### AIM OF THE TASK
The material below contains a line with "Give me the HTML source for this page." and a line with "others (February 2017)</text>". Copy exactly those two lines and all lines between them.

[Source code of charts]
..........
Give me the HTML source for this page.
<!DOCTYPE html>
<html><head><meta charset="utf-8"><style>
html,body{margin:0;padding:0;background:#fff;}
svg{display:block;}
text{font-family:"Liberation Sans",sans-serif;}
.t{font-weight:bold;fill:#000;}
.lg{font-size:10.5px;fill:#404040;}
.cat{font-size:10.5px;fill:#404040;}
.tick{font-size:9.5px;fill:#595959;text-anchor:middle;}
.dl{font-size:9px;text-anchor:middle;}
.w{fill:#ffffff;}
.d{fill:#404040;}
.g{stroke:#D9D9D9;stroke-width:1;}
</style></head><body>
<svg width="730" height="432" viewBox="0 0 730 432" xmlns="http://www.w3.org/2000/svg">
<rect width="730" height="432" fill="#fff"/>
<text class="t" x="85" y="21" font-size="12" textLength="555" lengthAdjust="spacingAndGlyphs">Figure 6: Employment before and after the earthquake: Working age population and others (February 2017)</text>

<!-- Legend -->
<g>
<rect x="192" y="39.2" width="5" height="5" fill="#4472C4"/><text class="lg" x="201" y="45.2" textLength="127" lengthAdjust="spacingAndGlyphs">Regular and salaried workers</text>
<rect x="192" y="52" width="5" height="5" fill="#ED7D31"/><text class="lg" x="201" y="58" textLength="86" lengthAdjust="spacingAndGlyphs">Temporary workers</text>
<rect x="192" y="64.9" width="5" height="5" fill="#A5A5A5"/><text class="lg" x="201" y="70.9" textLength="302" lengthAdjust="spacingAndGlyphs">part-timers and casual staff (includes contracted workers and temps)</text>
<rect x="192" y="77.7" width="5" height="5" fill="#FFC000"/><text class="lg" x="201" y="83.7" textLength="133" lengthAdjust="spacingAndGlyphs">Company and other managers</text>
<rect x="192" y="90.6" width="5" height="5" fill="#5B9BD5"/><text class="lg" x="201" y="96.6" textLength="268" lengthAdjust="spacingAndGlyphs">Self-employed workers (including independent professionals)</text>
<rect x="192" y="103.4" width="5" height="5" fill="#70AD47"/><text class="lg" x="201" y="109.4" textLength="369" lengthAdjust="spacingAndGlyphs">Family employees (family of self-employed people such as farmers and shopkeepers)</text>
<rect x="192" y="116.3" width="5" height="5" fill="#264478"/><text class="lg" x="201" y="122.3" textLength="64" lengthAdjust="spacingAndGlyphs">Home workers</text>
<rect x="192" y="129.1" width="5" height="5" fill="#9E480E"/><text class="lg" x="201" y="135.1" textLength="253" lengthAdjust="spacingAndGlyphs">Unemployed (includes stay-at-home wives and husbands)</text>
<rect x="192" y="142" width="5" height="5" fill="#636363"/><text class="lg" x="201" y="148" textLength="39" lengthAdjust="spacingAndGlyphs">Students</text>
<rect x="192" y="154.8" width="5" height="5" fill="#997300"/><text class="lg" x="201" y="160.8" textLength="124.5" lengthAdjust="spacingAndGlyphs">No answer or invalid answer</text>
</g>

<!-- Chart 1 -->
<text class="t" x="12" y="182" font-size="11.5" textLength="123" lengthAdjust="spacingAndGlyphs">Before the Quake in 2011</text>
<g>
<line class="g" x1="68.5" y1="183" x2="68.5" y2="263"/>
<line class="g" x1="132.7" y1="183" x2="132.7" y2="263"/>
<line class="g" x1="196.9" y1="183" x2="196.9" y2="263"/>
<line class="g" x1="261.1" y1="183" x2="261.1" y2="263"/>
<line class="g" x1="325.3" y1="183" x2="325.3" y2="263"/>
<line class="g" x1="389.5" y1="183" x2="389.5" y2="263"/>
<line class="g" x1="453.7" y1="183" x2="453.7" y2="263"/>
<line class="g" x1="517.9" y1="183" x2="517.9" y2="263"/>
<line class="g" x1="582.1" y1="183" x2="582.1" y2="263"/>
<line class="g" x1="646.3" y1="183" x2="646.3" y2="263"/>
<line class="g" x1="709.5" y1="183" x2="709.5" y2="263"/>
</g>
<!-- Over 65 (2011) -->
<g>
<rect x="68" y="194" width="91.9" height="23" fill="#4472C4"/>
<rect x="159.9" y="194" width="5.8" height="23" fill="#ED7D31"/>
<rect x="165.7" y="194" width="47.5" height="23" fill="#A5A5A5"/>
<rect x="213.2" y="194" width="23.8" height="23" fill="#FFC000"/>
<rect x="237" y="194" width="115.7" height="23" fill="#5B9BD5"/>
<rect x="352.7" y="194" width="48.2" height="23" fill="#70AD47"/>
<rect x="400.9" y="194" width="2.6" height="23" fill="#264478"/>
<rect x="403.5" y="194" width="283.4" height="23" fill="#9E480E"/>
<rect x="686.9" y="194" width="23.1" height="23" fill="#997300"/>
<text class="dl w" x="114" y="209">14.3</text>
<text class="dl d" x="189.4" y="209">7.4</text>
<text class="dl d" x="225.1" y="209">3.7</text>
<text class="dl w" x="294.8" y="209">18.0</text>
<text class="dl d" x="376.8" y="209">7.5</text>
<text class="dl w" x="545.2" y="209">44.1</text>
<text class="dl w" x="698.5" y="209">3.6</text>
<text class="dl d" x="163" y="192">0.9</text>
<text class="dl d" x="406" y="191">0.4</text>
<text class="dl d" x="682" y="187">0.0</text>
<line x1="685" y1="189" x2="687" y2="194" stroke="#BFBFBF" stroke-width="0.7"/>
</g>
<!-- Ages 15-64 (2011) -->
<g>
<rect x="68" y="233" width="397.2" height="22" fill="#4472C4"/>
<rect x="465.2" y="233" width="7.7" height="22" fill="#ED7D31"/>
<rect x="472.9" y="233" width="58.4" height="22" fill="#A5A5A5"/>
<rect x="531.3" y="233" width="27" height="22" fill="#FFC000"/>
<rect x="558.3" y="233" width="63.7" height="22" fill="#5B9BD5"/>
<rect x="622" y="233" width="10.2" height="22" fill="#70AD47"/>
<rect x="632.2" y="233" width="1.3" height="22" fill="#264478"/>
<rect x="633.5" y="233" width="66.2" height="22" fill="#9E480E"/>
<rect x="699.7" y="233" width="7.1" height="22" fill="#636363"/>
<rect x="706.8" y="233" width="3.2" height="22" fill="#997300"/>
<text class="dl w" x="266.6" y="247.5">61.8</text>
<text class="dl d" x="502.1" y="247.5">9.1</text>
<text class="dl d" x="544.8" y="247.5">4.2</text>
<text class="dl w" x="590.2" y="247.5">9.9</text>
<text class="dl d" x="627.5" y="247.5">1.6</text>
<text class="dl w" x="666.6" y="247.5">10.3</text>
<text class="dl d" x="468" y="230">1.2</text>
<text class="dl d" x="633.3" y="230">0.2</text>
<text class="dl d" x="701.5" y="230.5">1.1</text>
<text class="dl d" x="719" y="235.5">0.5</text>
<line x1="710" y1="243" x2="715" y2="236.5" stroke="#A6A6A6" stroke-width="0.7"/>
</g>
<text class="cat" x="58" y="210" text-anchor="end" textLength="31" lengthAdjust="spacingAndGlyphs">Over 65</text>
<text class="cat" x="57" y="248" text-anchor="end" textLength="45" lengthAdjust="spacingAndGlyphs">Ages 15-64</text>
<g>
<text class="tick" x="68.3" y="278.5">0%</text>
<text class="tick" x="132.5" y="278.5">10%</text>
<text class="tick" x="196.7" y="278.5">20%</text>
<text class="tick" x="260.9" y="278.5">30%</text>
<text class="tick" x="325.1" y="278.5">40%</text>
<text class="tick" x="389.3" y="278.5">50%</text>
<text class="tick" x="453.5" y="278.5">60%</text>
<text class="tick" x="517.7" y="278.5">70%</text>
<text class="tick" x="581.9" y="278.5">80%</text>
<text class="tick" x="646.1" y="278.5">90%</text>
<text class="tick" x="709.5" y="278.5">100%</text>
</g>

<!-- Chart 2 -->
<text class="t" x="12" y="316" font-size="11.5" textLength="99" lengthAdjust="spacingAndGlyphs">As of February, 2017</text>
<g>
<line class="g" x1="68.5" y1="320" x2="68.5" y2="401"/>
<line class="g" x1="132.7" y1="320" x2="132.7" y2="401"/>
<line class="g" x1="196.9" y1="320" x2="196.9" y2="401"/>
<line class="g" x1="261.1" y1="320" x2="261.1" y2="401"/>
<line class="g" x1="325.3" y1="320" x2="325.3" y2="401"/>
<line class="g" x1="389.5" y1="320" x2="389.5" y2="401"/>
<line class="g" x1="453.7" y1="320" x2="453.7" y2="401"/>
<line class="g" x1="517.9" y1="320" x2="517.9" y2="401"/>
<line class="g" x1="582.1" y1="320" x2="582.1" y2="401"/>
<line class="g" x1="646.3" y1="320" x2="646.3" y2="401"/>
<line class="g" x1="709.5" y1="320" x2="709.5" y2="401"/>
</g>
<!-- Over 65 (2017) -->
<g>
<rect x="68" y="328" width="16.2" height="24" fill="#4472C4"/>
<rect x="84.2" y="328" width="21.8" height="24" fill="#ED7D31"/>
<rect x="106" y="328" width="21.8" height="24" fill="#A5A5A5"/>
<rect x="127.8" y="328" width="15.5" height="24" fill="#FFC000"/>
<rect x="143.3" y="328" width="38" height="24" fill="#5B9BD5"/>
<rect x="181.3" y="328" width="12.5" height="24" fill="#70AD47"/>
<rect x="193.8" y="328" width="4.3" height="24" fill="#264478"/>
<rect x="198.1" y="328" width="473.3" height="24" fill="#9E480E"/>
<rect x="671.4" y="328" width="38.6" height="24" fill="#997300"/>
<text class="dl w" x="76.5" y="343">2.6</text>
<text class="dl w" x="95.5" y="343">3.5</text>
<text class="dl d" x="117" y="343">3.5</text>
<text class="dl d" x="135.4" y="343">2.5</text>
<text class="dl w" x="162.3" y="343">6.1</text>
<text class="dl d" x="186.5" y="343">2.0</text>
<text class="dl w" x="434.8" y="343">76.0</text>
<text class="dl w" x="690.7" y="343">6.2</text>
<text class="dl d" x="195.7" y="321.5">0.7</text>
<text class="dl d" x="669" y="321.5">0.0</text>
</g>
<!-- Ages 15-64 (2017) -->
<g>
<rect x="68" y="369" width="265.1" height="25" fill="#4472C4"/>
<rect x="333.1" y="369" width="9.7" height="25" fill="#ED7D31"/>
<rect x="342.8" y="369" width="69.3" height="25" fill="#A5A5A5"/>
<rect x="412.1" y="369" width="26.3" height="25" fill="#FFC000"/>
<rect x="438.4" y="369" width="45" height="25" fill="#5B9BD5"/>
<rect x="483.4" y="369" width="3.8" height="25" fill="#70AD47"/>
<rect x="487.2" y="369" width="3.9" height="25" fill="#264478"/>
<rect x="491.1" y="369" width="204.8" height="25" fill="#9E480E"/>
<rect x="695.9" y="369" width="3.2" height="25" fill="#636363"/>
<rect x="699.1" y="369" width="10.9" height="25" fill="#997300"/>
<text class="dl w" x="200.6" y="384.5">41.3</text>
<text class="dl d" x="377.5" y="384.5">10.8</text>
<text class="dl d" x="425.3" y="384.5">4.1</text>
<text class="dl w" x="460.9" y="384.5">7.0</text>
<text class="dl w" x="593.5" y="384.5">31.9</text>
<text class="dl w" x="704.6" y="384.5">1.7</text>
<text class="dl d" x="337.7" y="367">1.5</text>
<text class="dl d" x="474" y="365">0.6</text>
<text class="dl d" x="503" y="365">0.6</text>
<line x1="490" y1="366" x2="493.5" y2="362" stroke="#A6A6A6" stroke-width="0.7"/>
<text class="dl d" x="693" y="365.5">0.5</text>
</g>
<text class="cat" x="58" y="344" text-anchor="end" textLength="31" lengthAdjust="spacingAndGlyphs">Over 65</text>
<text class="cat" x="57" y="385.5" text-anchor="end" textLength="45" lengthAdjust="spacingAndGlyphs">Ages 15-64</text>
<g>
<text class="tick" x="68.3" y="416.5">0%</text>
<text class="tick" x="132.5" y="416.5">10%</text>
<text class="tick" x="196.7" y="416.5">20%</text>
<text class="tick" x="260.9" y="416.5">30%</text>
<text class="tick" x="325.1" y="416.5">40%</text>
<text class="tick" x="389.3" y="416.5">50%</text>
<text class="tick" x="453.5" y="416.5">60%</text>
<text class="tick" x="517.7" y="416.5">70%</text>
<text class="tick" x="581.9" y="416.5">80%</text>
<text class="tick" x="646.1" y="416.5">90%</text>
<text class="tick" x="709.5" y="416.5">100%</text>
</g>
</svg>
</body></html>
..........
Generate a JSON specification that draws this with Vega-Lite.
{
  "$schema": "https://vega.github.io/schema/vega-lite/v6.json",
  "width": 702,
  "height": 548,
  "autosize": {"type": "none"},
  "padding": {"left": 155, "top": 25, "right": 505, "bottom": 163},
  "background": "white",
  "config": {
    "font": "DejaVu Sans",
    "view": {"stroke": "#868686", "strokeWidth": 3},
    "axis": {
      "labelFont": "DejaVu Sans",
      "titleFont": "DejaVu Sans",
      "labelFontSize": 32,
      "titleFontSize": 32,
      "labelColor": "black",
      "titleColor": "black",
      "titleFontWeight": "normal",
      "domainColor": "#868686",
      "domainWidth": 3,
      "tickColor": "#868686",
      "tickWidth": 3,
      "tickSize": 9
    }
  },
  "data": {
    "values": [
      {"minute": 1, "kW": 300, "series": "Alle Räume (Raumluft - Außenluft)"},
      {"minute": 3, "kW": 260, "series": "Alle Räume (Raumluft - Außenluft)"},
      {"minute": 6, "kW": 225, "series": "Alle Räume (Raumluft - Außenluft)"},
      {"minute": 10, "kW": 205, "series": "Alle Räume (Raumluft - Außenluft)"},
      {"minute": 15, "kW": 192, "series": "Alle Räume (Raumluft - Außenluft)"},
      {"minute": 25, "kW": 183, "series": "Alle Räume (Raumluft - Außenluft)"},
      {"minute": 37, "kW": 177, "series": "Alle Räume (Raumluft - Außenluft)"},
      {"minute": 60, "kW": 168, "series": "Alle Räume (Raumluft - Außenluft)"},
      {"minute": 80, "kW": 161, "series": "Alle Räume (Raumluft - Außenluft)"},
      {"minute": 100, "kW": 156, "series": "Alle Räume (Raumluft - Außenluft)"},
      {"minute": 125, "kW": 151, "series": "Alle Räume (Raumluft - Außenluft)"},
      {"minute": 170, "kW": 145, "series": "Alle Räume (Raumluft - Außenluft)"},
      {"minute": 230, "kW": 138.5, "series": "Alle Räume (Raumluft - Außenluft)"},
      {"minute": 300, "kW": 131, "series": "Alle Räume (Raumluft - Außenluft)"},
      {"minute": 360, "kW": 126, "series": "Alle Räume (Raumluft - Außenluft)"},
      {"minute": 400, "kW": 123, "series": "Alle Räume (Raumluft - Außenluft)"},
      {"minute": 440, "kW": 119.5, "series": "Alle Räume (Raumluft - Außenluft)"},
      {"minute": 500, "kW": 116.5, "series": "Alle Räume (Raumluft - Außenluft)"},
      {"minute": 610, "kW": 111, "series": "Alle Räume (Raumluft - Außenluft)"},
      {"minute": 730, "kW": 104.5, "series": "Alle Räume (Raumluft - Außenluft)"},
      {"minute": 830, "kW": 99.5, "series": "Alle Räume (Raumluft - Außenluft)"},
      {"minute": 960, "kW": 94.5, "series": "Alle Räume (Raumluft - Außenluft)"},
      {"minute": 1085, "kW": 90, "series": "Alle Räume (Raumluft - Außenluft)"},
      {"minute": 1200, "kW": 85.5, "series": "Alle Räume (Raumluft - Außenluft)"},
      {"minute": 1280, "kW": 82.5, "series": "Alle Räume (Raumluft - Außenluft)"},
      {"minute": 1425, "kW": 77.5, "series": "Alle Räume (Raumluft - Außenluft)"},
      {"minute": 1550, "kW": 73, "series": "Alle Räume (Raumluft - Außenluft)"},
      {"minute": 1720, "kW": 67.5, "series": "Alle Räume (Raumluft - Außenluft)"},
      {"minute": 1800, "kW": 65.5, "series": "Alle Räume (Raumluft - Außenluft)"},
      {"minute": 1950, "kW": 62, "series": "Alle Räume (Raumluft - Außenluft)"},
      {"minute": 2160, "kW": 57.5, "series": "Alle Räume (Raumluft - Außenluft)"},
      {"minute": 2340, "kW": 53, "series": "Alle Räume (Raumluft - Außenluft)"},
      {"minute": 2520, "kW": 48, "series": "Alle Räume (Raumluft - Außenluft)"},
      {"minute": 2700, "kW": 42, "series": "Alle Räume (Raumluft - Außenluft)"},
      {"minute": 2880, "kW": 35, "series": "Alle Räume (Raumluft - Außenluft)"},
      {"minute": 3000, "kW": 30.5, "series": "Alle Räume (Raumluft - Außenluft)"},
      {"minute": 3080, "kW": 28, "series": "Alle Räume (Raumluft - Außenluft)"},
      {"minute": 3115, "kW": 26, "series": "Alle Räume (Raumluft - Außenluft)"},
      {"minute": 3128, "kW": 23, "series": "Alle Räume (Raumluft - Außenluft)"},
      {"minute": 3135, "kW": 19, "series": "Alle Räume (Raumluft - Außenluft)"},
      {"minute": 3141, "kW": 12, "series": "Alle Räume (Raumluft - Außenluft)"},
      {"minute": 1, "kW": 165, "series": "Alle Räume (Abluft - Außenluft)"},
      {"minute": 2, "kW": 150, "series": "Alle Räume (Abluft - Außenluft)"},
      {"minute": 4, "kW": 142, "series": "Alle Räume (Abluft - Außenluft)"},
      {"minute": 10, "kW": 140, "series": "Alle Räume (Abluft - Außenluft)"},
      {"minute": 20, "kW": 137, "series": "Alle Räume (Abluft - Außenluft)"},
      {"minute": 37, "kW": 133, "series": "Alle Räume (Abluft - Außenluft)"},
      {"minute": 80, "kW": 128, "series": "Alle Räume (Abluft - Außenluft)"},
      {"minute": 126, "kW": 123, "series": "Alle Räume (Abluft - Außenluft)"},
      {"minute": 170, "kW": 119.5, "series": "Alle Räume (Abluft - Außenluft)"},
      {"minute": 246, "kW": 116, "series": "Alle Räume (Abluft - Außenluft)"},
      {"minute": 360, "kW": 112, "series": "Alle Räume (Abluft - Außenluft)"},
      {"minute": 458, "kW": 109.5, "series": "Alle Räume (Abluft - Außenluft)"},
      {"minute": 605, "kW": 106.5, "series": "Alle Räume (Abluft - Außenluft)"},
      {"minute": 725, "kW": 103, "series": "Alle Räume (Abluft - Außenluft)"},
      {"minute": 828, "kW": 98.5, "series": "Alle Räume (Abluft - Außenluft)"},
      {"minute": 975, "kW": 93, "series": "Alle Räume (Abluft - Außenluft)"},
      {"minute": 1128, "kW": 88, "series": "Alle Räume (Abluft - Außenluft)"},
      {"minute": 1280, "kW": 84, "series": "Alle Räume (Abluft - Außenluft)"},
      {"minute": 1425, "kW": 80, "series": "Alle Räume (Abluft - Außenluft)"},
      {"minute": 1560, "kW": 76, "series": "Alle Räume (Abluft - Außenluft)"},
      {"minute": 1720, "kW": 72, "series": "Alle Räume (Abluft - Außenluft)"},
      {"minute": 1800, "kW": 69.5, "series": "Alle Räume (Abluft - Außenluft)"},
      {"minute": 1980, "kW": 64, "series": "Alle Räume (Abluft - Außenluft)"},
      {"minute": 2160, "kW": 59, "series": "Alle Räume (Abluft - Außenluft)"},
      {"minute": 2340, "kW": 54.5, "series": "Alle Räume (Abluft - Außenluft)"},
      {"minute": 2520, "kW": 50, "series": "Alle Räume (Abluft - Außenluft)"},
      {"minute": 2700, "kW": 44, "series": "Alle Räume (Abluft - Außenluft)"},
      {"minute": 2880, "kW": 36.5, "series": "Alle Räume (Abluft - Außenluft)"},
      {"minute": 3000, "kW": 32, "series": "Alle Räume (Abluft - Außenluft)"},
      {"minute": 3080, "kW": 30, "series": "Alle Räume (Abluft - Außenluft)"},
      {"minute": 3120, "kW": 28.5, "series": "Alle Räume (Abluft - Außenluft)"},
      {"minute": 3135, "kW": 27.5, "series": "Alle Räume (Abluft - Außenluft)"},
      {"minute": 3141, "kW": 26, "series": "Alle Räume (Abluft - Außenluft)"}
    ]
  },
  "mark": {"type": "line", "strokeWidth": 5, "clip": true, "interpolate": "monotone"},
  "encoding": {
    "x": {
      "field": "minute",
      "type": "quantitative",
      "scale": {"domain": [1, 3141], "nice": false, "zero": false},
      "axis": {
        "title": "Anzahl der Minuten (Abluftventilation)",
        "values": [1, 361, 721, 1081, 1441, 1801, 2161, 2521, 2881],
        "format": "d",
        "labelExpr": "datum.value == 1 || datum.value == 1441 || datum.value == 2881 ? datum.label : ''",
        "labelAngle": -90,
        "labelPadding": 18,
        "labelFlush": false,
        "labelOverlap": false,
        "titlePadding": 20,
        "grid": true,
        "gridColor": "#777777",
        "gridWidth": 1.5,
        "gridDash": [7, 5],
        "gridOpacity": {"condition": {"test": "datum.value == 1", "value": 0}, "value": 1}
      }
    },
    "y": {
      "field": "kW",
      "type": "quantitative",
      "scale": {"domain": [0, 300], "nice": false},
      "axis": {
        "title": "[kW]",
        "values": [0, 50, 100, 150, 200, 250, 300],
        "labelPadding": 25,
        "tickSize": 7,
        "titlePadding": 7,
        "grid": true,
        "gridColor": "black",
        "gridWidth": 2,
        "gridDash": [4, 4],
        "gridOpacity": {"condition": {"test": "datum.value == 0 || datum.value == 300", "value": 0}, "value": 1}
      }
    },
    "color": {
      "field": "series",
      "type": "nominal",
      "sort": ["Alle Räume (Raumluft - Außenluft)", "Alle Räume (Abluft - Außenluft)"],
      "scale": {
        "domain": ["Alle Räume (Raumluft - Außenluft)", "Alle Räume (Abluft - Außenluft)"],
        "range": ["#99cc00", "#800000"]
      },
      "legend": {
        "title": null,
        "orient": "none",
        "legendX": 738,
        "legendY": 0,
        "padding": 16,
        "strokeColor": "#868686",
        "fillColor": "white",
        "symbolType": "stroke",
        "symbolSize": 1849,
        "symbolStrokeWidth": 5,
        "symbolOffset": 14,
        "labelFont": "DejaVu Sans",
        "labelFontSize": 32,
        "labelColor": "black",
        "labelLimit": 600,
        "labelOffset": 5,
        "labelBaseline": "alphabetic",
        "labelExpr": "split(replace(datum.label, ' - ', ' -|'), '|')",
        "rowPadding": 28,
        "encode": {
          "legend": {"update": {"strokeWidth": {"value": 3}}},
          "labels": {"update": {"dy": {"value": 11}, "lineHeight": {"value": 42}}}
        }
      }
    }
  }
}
..........
### SOLUTION FOR THIS PROBLEM
Give me the HTML source for this page.
<!DOCTYPE html>
<html><head><meta charset="utf-8"><style>
html,body{margin:0;padding:0;background:#fff;}
svg{display:block;}
text{font-family:"Liberation Sans",sans-serif;}
.t{font-weight:bold;fill:#000;}
.lg{font-size:10.5px;fill:#404040;}
.cat{font-size:10.5px;fill:#404040;}
.tick{font-size:9.5px;fill:#595959;text-anchor:middle;}
.dl{font-size:9px;text-anchor:middle;}
.w{fill:#ffffff;}
.d{fill:#404040;}
.g{stroke:#D9D9D9;stroke-width:1;}
</style></head><body>
<svg width="730" height="432" viewBox="0 0 730 432" xmlns="http://www.w3.org/2000/svg">
<rect width="730" height="432" fill="#fff"/>
<text class="t" x="85" y="21" font-size="12" textLength="555" lengthAdjust="spacingAndGlyphs">Figure 6: Employment before and after the earthquake: Working age population and others (February 2017)</text>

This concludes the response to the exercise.